Commissioner of Education (Edo State)
- In office 5 October 2021 – 8 November 2024
- Preceded by: Hon. Barrister Emmanuel Ijegbai
- Succeeded by: Emmanuel Paddy Iyamu

Personal details
- Born: Joan Osa Oviawe 18 May
- Occupation: Educationist

= Joan Osa Oviawe =

Nigerian educationalist

Joan Osa Oviawe is a Nigerian educationist who was the Edo State Commissioner of Education. She was appointed by the Executive Governor of the State Godwin Obaseki to replace Barrister Emmanuel Ijegbai in October 2021.
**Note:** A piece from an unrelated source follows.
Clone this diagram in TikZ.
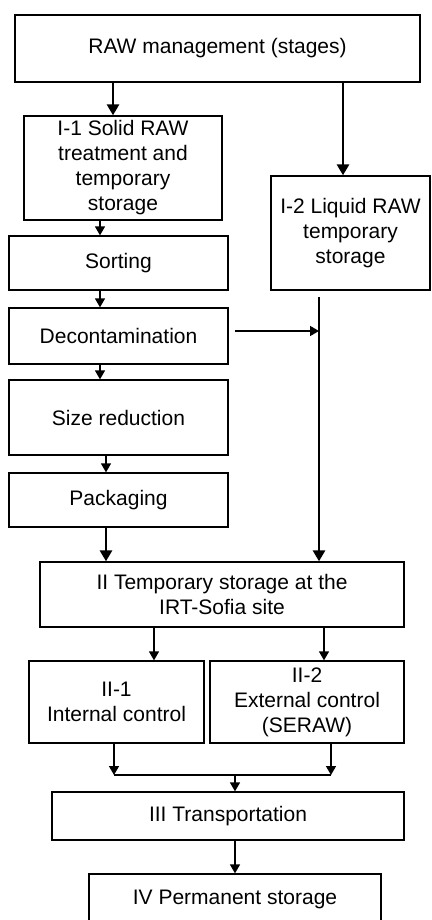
\documentclass[tikz,border=0pt]{standalone}
\usepackage{fontspec}
\setmainfont{Liberation Sans}
\usetikzlibrary{arrows.meta}

\tikzset{
  stage/.style={draw, line width=1.3pt, align=center, inner sep=0pt,
    font=\fontsize{21}{25}\selectfont},
  flow/.style={-{Triangle[length=9pt,width=10pt]}, line width=1.5pt},
  mainflow/.style={-{Triangle[length=11pt,width=12pt]}, line width=2.8pt},
}

\begin{document}
\begin{tikzpicture}[x=1pt,y=-1pt]
\useasboundingbox (0,0) rectangle (431,920);
% stages
\node [stage, minimum width=405pt, minimum height=67pt] (raw) at (217.5,48.5) {RAW management (stages)};
\node [stage, minimum width=198pt, minimum height=104pt] (solid) at (123,168) {I-1 Solid RAW\\treatment and\\temporary\\storage};
\node [stage, minimum width=159pt, minimum height=114pt] (liquid) at (350.5,233) {I-2 Liquid RAW\\temporary\\storage};
\node [stage, minimum width=219pt, minimum height=54pt] (sorting) at (118.5,263) {Sorting};
\node [stage, minimum width=219pt, minimum height=56pt] (decon) at (118.5,336) {Decontamination};
\node [stage, minimum width=219pt, minimum height=75pt] (size) at (118.5,417.5) {Size reduction};
\node [stage, minimum width=219pt, minimum height=54pt] (pack) at (118.5,500) {Packaging};
\node [stage, minimum width=364pt, minimum height=65pt] (temp) at (222,594.5) {II Temporary storage at the\\IRT-Sofia site};
\node [stage, minimum width=175pt, minimum height=82pt] (internal) at (116.5,702) {II-1\\Internal control};
\node [stage, minimum width=194pt, minimum height=82pt] (external) at (307,702) {II-2\\External control\\(SERAW)};
\node [stage, minimum width=352pt, minimum height=48pt] (transport) at (228,816) {III Transportation};
\node [stage, minimum width=292pt, minimum height=50pt] (perm) at (235,899) {IV Permanent storage};
% free ends
\coordinate (liqout) at (319,297);
\coordinate (liqjoin) at (319,331);
\coordinate (mergeL) at (114,775);
\coordinate (mergeR) at (331,775);
\coordinate (mergeC) at (235,775);
% arrows
\draw [mainflow] ([xshift=-10pt]solid.north |- raw.south) -- ([xshift=-10pt]solid.north);
\draw [mainflow] ([xshift=-7.5pt]liquid.north |- raw.south) -- ([xshift=-7.5pt]liquid.north);
\draw [flow] ([xshift=-18.5pt]sorting.north |- solid.south) -- ([xshift=-18.5pt]sorting.north);
\draw [flow] ([xshift=-18.5pt]sorting.south) -- ([xshift=-18.5pt]decon.north);
\draw [flow] ([xshift=-18.5pt]decon.south) -- ([xshift=-18.5pt]size.north);
\draw [flow] ([xshift=-12.5pt]size.south) -- ([xshift=-12.5pt]pack.north);
\draw [mainflow] ([xshift=-12.5pt]pack.south) -- ([xshift=-12.5pt]pack.south |- temp.north);
\draw [mainflow] (liqout) -- (liqout |- temp.north);
\draw [flow] ([xshift=6pt]decon.east |- liqjoin) -- (liqjoin);
\draw [flow] (temp.south -| 154,0) -- (internal.north -| 154,0);
\draw [flow] (temp.south -| 324,0) -- (external.north -| 324,0);
\draw [flow] (internal.south -| mergeL) -- (mergeL);
\draw [flow] (external.south -| mergeR) -- (mergeR);
\draw [line width=1.5pt] (mergeL) -- (mergeR);
\draw [flow] (mergeC) -- (mergeC |- transport.north);
\draw [flow] (transport.south -| mergeC) -- (mergeC |- perm.north);
\end{tikzpicture}
\end{document}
==Former Commissioner for Education Edo State==
On 5 October 2021, the Executive Governor of Edo State Godwin Obaseki appointed Oviawe to replace Barrister Emmanuel Ijegbai as a commissioner on his second term in office. On 8 November 2024, Governor Godwin Obaseki dissolved the State Executive Council ahead of his handover to a new administration led by Senator Monday Okpebholo. Until her appointment as the Commissioner of Education, she was the chairman of Edo State Universal Basic Education Board (Edo SUBEB) from 2018. During Oviawe's time in SUBEB which she spearheaded, she ensured the training of 11,356 Teachers and Headmasters in order for the Educational Sector in Edo State to come to its best. Oviawe is the Executive Chairperson of the Edo State Universal Basic Education Board (SUBEB). Oviawe is a gender and education specialist. She is the founder of the Africa Special Interest Group (ASIG) of the Comparative and International Education Society. Oviawe was recently appointed to the Working Group on global e-learning of the World Congress of Comparative Education Societies. Joan Oviawe introduced the EdoBEST (Edo Basic Education Sector Transformation) Programme and the outcome of the programme has been applauded both locally and internationally. Her implementation of the EdoBest Program has led to a notable improvement in the reading and numeracy capabilities of pupils in Edo State, the EdoBest 2.0 was launched by the Governor of the state during the third anniversary of EdoBest on the 28th of June, 2021. The EdoBest 2.0 simply means that Edo is the best in all tiers of Education which is no longer an acronym but what is being worked upon with daily achievements.